YOU MAY NOT CARE ABOUT THE CRAZY LEFT, BUT THE CRAZY LEFT CARES ABOUT YOU: What Happens on Campus Doesn’t Stay There: Reining in Title IX won’t even begin to solve colleges’ sex-related problems.

The situation on college campuses is well summed up by a recent flurry of articles and books. For a representative sample, take Stuart Taylor, Jr. and K.C. Johnson’s “The Campus Rape Frenzy: The Attack on Due Process at America’s Universities,” or Northwestern University Professor Laura Kipnis’s riveting Chronicle Review article, “Eyewitness to a Title IX Witch Trial,” an excerpt from her own recent book. The latter is not so much about Kipnis’s own surrealist encounter with Title IX enforcers as it is about her erstwhile Northwestern colleague Peter Ludlow, now effectively unemployable and living in Mexico. About American campuses, Kipnis observes, “Rampant accusation is the new norm.” About everything, she adds—but particularly about sex.
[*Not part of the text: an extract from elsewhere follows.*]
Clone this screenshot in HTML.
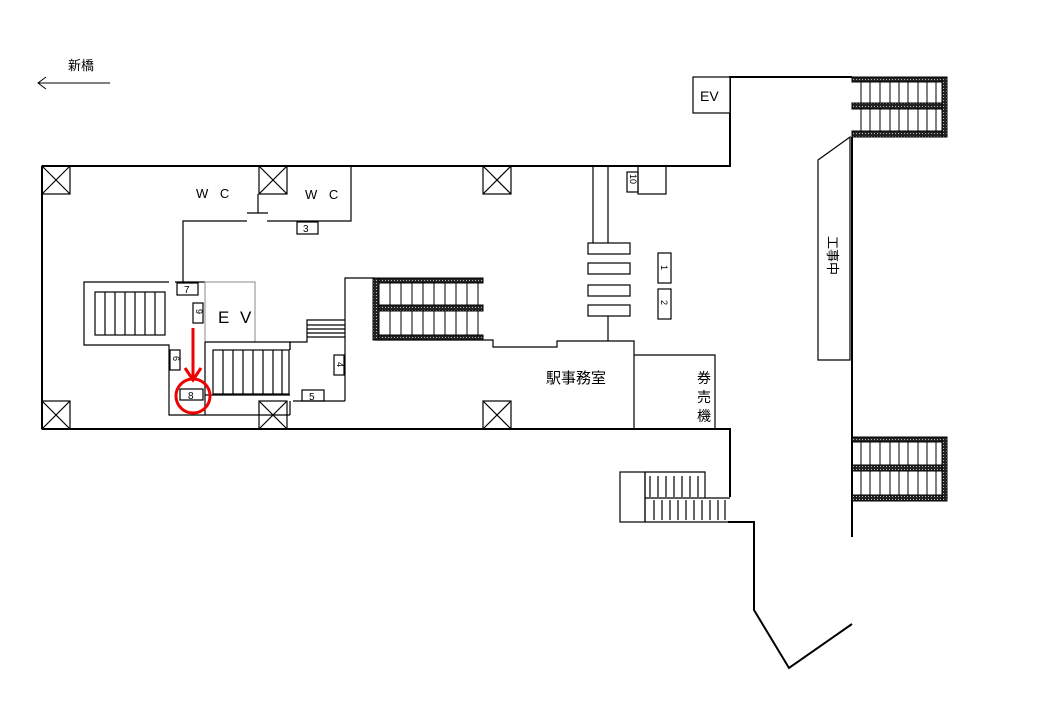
<!DOCTYPE html>
<html><head><meta charset="utf-8"><style>
html,body{margin:0;padding:0;background:#fff;}
svg{display:block}
text{font-family:"Liberation Sans","Noto Sans CJK JP",sans-serif;fill:#000}
</style></head><body>
<svg width="1040" height="720" viewBox="0 0 1040 720" xmlns="http://www.w3.org/2000/svg">
<defs>
<pattern id="dot" width="3" height="3" patternUnits="userSpaceOnUse"><rect width="3" height="3" fill="#222"/><rect x="1" y="1" width="1" height="1" fill="#bbb"/></pattern>
</defs>
<text x="68" y="70" font-size="13">新橋</text>
<line x1="38" y1="83" x2="110" y2="83" stroke="#000" stroke-width="1"/>
<polyline points="46,77 38,83 46,89" fill="none" stroke="#000" stroke-width="1"/>

<g fill="none" stroke="#000" stroke-width="2">
<polyline points="42,166 730,166 730,77 852,77"/>
<line x1="42" y1="166" x2="42" y2="429"/>
<polyline points="42,429 730,429 730,497"/>
<polyline points="728,522 754,522 754,610 789,668 852,624"/>
<line x1="852" y1="137" x2="852" y2="537"/>
</g>
<g fill="none" stroke="#000" stroke-width="1.2">
<rect x="693" y="77" width="37" height="36" fill="#fff"/>
<g>
<rect x="42" y="166" width="28" height="28"/><path d="M42 166L70 194M70 166L42 194"/>
<rect x="42" y="401" width="28" height="28"/><path d="M42 401L70 429M70 401L42 429"/>
<rect x="259" y="166" width="28" height="28"/><path d="M259 166L287 194M287 166L259 194"/>
<rect x="259" y="401" width="28" height="28"/><path d="M259 401L287 429M287 401L259 429"/>
<rect x="483" y="166" width="28" height="28"/><path d="M483 166L511 194M511 166L483 194"/>
<rect x="483" y="401" width="28" height="28"/><path d="M483 401L511 429M511 401L483 429"/>
</g>
<polyline points="351,166 351,221 267,221"/>
<line x1="258" y1="194" x2="258" y2="213"/>
<line x1="247" y1="213" x2="268" y2="213"/>
<polyline points="183,282 183,221 247,221"/>
<polyline points="169,282 84,282 84,345 169,345 169,415 290,415"/>
<line x1="175" y1="282" x2="205" y2="282"/>
<rect x="95" y="292" width="70" height="43"/>
<path d="M105 292V335M115 292V335M125 292V335M135 292V335M145 292V335M155 292V335"/>
<rect x="205" y="282" width="50" height="60" stroke="#888" stroke-width="1"/>
<polyline points="205,342 290,342 290,350"/>
<polyline points="205,342 205,415"/>
<rect x="213" y="350" width="76" height="44"/>
<path d="M223 350V394M233 350V394M243 350V394M253 350V394M263 350V394M273 350V394M282 350V394"/>
<line x1="205" y1="395" x2="290" y2="395"/>
<polyline points="290,415 290,401"/>
<line x1="293" y1="401" x2="345" y2="401"/>
<polyline points="290,350 290,342 307,342 307,320 345,320"/>
<path d="M307 325H345M307 329H345M307 333H345M307 337H345"/>
<polyline points="345,401 345,278 375,278"/>
<rect x="297" y="222" width="21" height="12"/>
<rect x="177" y="283" width="21" height="12"/>
<rect x="193" y="303" width="10" height="20"/>
<rect x="170" y="350" width="10" height="20"/>
<rect x="180" y="389" width="23" height="11"/>
<rect x="302" y="390" width="22" height="11"/>
<rect x="334" y="355" width="10" height="20"/>
<polyline points="375,340 493,340 493,347 557,347 557,341 634,341 634,429"/>
<polyline points="634,355 715,355 715,429"/>
<line x1="593" y1="166" x2="593" y2="243"/>
<line x1="608" y1="166" x2="608" y2="243"/>
<rect x="588" y="243" width="42" height="11"/>
<rect x="588" y="263" width="42" height="11"/>
<rect x="588" y="285" width="42" height="11"/>
<rect x="588" y="305" width="42" height="11"/>
<line x1="608" y1="316" x2="608" y2="341"/>
<rect x="627" y="172" width="11" height="20"/>
<rect x="638" y="166" width="28" height="28"/>
<rect x="658" y="253" width="13" height="30"/>
<rect x="658" y="289" width="13" height="30"/>
<polygon points="818,160 850,137 850,360 818,360"/>
<rect x="620" y="472" width="25" height="50"/>
<polyline points="645,472 705,472 705,498"/>
<line x1="645" y1="522" x2="728" y2="522"/>
<line x1="645" y1="472" x2="645" y2="522"/>
<line x1="645" y1="498" x2="730" y2="498"/>
<path d="M650 476V497M658 476V497M666 476V497M674 476V497M682 476V497M690 476V497M698 476V497"/>
<path d="M654 500V520M662 500V520M670 500V520M678 500V520M686 500V520M694 500V520M702 500V520M710 500V520M718 500V520M725 500V520"/>
</g>
<g stroke="#000" stroke-width="1">
<rect x="373" y="278" width="110" height="5" fill="url(#dot)"/>
<rect x="373" y="305" width="110" height="6" fill="url(#dot)"/>
<rect x="373" y="335" width="110" height="5" fill="url(#dot)"/>
<rect x="373" y="278" width="6" height="62" fill="url(#dot)"/>
<path d="M390 283V305M401 283V305M412 283V305M423 283V305M434 283V305M445 283V305M456 283V305M467 283V305M478 283V305M390 311V335M401 311V335M412 311V335M423 311V335M434 311V335M445 311V335M456 311V335M467 311V335M478 311V335"/>
<rect x="852" y="77" width="94" height="5" fill="url(#dot)"/>
<rect x="852" y="103" width="94" height="6" fill="url(#dot)"/>
<rect x="852" y="131" width="94" height="6" fill="url(#dot)"/>
<rect x="942" y="77" width="5" height="60" fill="url(#dot)"/>
<path d="M861 82V103M870 82V103M880 82V103M890 82V103M899 82V103M908 82V103M918 82V103M927 82V103M936 82V103M861 109V131M870 109V131M880 109V131M890 109V131M899 109V131M908 109V131M918 109V131M927 109V131M936 109V131"/>
<rect x="852" y="437" width="94" height="5" fill="url(#dot)"/>
<rect x="852" y="465" width="94" height="6" fill="url(#dot)"/>
<rect x="852" y="495" width="94" height="6" fill="url(#dot)"/>
<rect x="942" y="437" width="5" height="64" fill="url(#dot)"/>
<path d="M861 442V465M870 442V465M880 442V465M890 442V465M899 442V465M908 442V465M918 442V465M927 442V465M936 442V465M861 471V495M870 471V495M880 471V495M890 471V495M899 471V495M908 471V495M918 471V495M927 471V495M936 471V495"/>
</g>
<g stroke="#e00" stroke-width="3" fill="none">
<line x1="193" y1="328" x2="193" y2="378"/>
<polyline points="185,368 193,380 201,368"/>
<circle cx="193" cy="396" r="17"/>
</g>
<text x="196" y="198" font-size="13" letter-spacing="4">W C</text>
<text x="305" y="199" font-size="13" letter-spacing="4">W C</text>
<text x="303" y="232" font-size="10">3</text>
<text x="184" y="293" font-size="10">7</text>
<text x="188" y="399" font-size="10">8</text>
<text x="309" y="400" font-size="10">5</text>
<text x="218" y="323" font-size="17" letter-spacing="3">E V</text>
<text x="700" y="101" font-size="14">EV</text>
<text x="546" y="383" font-size="15">駅事務室</text>
<text x="697" y="383" font-size="14">券</text>
<text x="697" y="402" font-size="14">売</text>
<text x="697" y="421" font-size="14">機</text>
<g font-size="9">
<text transform="translate(196,309) rotate(90)">9</text>
<text transform="translate(173,356) rotate(90)">6</text>
<text transform="translate(337,362) rotate(90)">4</text>
<text transform="translate(630,174) rotate(90)">10</text>
<text transform="translate(661,265) rotate(90)">1</text>
<text transform="translate(661,300) rotate(90)">2</text>
</g>
<text transform="translate(828,236) rotate(90)" font-size="13">工事中</text>
</svg>
</body></html>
This commentary and the furious discussions it engenders feature the usual bêtes noires: Title IX, the Obama Administration’s “Dear Colleague” guidance letters, and campus administrative hearings. The consensus is that the Trump Administration ought to rescind the Obama-era directives, that Title IX ought to be re-tethered to its original purpose by Executive Order or Congress, and that colleges ought to be required by Federal mandate to hand over any sex-related incident to the criminal courts. Doing these things, so the reasoning goes, will restore proper due process and sanity to college campuses.

Doubtful.

For starters, Title IX is an ice cube beside the iceberg of campus-related regulations. Colleges are bound by numerous Federal laws even more aggressive, intrusive, and elastic than Title IX. These include the Jeanne Clery Disclosure of Campus Security Policy and Campus Crime Statistics Act, the 2015 Campus Sexual Violence Elimination Act (SaVE) amendment to the Clery Act, and the Violence Against Women Act (VAWA), which has added its own conditions to the distribution of Federal student aid. The procedures, programming, and public reporting required by these laws is in addition to, and in frequent contention with, the separate legal requirements of such Federal regulations as the Family Education Rights and Privacy Act (FERPA), the Health Insurance Portability and Accountability Act (HIPPA) Privacy Rule, Title IX, Title VII, and Title IV.

I hope that Betsy DeVos is looking at these — and the leverage they can provide her to enforce sanity.